Des actionnaires subventionnés par l’Etat

De nombreuses entreprises bénéficient des aides de l’Etat à travers les exonérations de cotisations sociales, les niches fiscales et des mécanismes de crédit d’impôt comme le CIR (Crédit impôt recherche) et le CICE (Crédit impôt compétitivité emploi). L’expert peut faire l’état des lieux de ces subventions de l’État qui sont parfois directement versées en dividendes.

Par exemple, le CICE doit, selon le législateur, être utilisé par les entreprises pour le financement de l’amélioration de leur « compétitivité ». Il n’est pas censé financer une hausse des bénéfices distribués ni une augmentation des rémunérations des personnes exerçant des fonctions de direction. Mais aucune sanction n’est prévue si c’est le cas. Et depuis qu’il a été mis en place en 2013, de nombreuses entreprises en ont, de fait, versé une partie à leurs actionnaires. L’expertise CE peut permettre de démontrer que les crédits d’impôt ont été mal utilisés à travers l’analyse des comptes et des rémunérations. L’expert peut aider le CE à rédiger un rapport qui sera remonté au comité national de suivi du CICE. Le CE pourra se servir de cette analyse pour demander à la direction de l’utiliser pour les salaires et l’emploi.

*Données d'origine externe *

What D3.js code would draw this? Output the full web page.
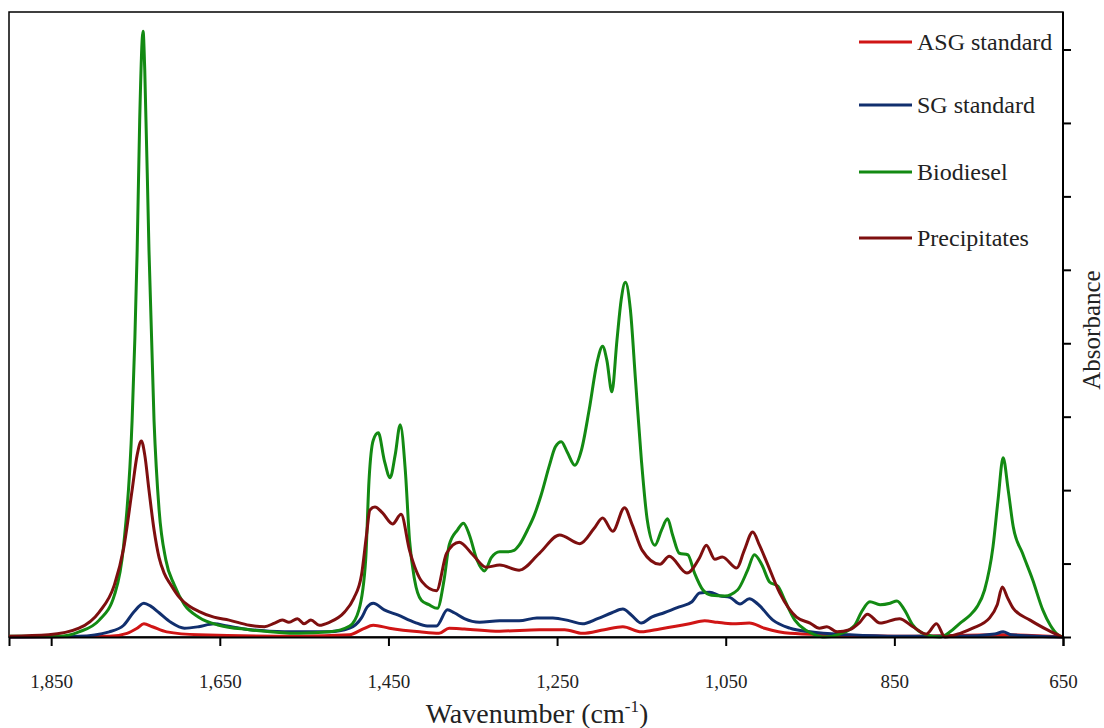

L’expert doit travailler en lien direct avec l’avocat du CE

L’avocat-conseil du comité joue un rôle primordial dans la mise en œuvre de l’expertise et des prérogatives économiques :
•toute expertise suppose au préalable la détermination du cadre juridique et le contrôle du respect de la légalité de l’opération expertisée ;
•l’expertise, à l’origine purement comptable est devenue au fil du temps également économique, financière, juridique et sociale ;
•l’argumentaire construit par l’expert-comptable au profit du comité nécessite l’intervention de l’avocat pour peser sur les décisions de l’employeur et :
•voter les délibérations et rendre les avis adaptés en fonction des conclusions de l’avocat et de l’expert-comptable ;
•débattre et négocier utilement avec la direction en s’appuyant sur les arguments juridiques et économiques définis avec l’avocat et l’expert ;
•le cas échéant, agir en justice.

Pour être pleinement utile aux revendications des représentants des salariés, l’expert du CE doit donc travailler en lien direct avec l’avocat du CE, et leurs travaux être guidés par une stratégie commune. L’avocat peut conseiller utilement les élus, dès la rédaction de la lettre de mission, en particulier en ce qui concerne les questions de rémunération, de périmètre de l’entreprise et de lien avec son groupe d’appartenance et du respect du statut collectif. Le travail commun est une nécessité absolue en cas de plan de sauvegarde de l’emploi.